* START Dataset section *

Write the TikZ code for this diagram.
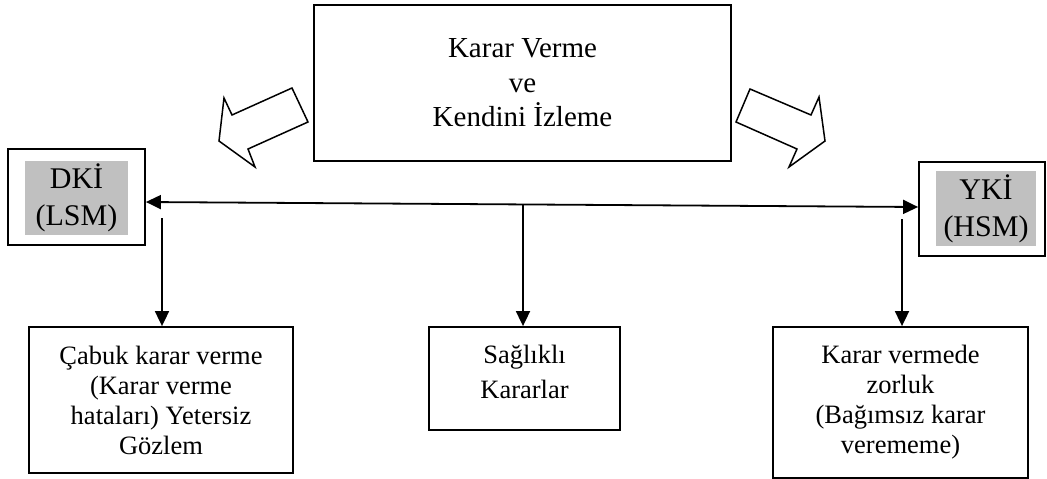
\documentclass[tikz,border=0pt]{standalone}
\usepackage{fontspec}
\setmainfont{Liberation Serif}
\usetikzlibrary{arrows.meta,calc}
\definecolor{boxgray}{RGB}{192,192,192}
\begin{document}
\begin{tikzpicture}[x=1pt,y=-1pt,
  frame/.style={draw=black, line width=1.8pt, rectangle, inner sep=0pt, align=center},
  shade/.style={fill=boxgray, rectangle, inner sep=0pt, align=center},
  tip/.style={line width=1.8pt},
  link/.style={tip, -{Triangle[length=15pt,width=14pt]}},
  both/.style={tip, {Triangle[length=15pt,width=14pt]}-{Triangle[length=15pt,width=14pt]}},
  hollow/.style={draw=black, line width=1.5pt, line join=miter, fill=white},
  bodytext/.style={font=\fontsize{26.5}{30}\selectfont},
  labeltext/.style={font=\fontsize{30}{37}\selectfont}]
\useasboundingbox (0,0) rectangle (1047,479);

% central topic
\node[frame, minimum width=417pt, minimum height=156pt,
      font=\fontsize{29}{34.5}\selectfont] (top) at (522.5,83)
      {Karar Verme\\ve\\Kendini İzleme};

% hollow block arrows pointing to both ends
\draw[hollow] (292,88) -- (308,122) -- (248,149) -- (255,167) -- (219,141)
              -- (224,98) -- (232,115) -- cycle;
\draw[hollow] (750,89) -- (811,115) -- (819,97) -- (825,141) -- (789,167)
              -- (797,149) -- (736,122) -- cycle;

% end labels: framed box with grey field
\node[frame, minimum width=137pt, minimum height=96pt] (dki) at (76.5,197) {};
\node[shade, labeltext, minimum width=103pt, minimum height=74pt] (dkilabel) at (76.5,198) {DKİ\\(LSM)};
\node[frame, minimum width=126pt, minimum height=94pt] (yki) at (982,209) {};
\node[shade, labeltext, minimum width=100pt, minimum height=75pt] (ykilabel) at (986,208.5) {YKİ\\(HSM)};

% outcome boxes
\node[frame, bodytext, minimum width=264pt, minimum height=146pt] (fast) at (161,400)
      {Çabuk karar verme\\(Karar verme\\hataları) Yetersiz\\Gözlem};
\node[frame, minimum width=191pt, minimum height=103pt] (healthy) at (524.5,378.5) {};
\node[bodytext, align=center, inner sep=0pt] (healthytext) at (524.5,372)
      {Sağlıklı\\[5pt]Kararlar};
\node[frame, bodytext, minimum width=255pt, minimum height=151pt] (hard) at (900.5,402.5)
      {Karar vermede\\zorluk\\(Bağımsız karar\\verememe)};

% continuum line between the two ends
\draw[both] ([yshift=-5pt]dki.east) -- ([yshift=2pt]yki.west);

% drops to the outcomes
\coordinate (fastfrom) at (162,218);
\coordinate (healthyfrom) at (523,205);
\coordinate (hardfrom) at (902,219);
\draw[link] (fastfrom) -- (fastfrom |- fast.north);
\draw[link] (healthyfrom) -- (healthyfrom |- healthy.north);
\draw[link] (hardfrom) -- (hardfrom |- hard.north);
\end{tikzpicture}
\end{document}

* END Dataset section *

Using the data above, print every line exactly, omitting pictures.

Write the TikZ code for this diagram.
\documentclass[tikz,border=0pt]{standalone}
\usepackage{fontspec}
\setmainfont{Liberation Serif}
\usetikzlibrary{arrows.meta,calc}
\definecolor{boxgray}{RGB}{192,192,192}
\begin{document}
\begin{tikzpicture}[x=1pt,y=-1pt,
  frame/.style={draw=black, line width=1.8pt, rectangle, inner sep=0pt, align=center},
  shade/.style={fill=boxgray, rectangle, inner sep=0pt, align=center},
  tip/.style={line width=1.8pt},
  link/.style={tip, -{Triangle[length=15pt,width=14pt]}},
  both/.style={tip, {Triangle[length=15pt,width=14pt]}-{Triangle[length=15pt,width=14pt]}},
  hollow/.style={draw=black, line width=1.5pt, line join=miter, fill=white},
  bodytext/.style={font=\fontsize{26.5}{30}\selectfont},
  labeltext/.style={font=\fontsize{30}{37}\selectfont}]
\useasboundingbox (0,0) rectangle (1047,479);

% central topic
\node[frame, minimum width=417pt, minimum height=156pt,
      font=\fontsize{29}{34.5}\selectfont] (top) at (522.5,83)
      {Karar Verme\\ve\\Kendini İzleme};

% hollow block arrows pointing to both ends
\draw[hollow] (292,88) -- (308,122) -- (248,149) -- (255,167) -- (219,141)
              -- (224,98) -- (232,115) -- cycle;
\draw[hollow] (750,89) -- (811,115) -- (819,97) -- (825,141) -- (789,167)
              -- (797,149) -- (736,122) -- cycle;

% end labels: framed box with grey field
\node[frame, minimum width=137pt, minimum height=96pt] (dki) at (76.5,197) {};
\node[shade, labeltext, minimum width=103pt, minimum height=74pt] (dkilabel) at (76.5,198) {DKİ\\(LSM)};
\node[frame, minimum width=126pt, minimum height=94pt] (yki) at (982,209) {};
\node[shade, labeltext, minimum width=100pt, minimum height=75pt] (ykilabel) at (986,208.5) {YKİ\\(HSM)};

% outcome boxes
\node[frame, bodytext, minimum width=264pt, minimum height=146pt] (fast) at (161,400)
      {Çabuk karar verme\\(Karar verme\\hataları) Yetersiz\\Gözlem};
\node[frame, minimum width=191pt, minimum height=103pt] (healthy) at (524.5,378.5) {};
\node[bodytext, align=center, inner sep=0pt] (healthytext) at (524.5,372)
      {Sağlıklı\\[5pt]Kararlar};
\node[frame, bodytext, minimum width=255pt, minimum height=151pt] (hard) at (900.5,402.5)
      {Karar vermede\\zorluk\\(Bağımsız karar\\verememe)};

% continuum line between the two ends
\draw[both] ([yshift=-5pt]dki.east) -- ([yshift=2pt]yki.west);

% drops to the outcomes
\coordinate (fastfrom) at (162,218);
\coordinate (healthyfrom) at (523,205);
\coordinate (hardfrom) at (902,219);
\draw[link] (fastfrom) -- (fastfrom |- fast.north);
\draw[link] (healthyfrom) -- (healthyfrom |- healthy.north);
\draw[link] (hardfrom) -- (hardfrom |- hard.north);
\end{tikzpicture}
\end{document}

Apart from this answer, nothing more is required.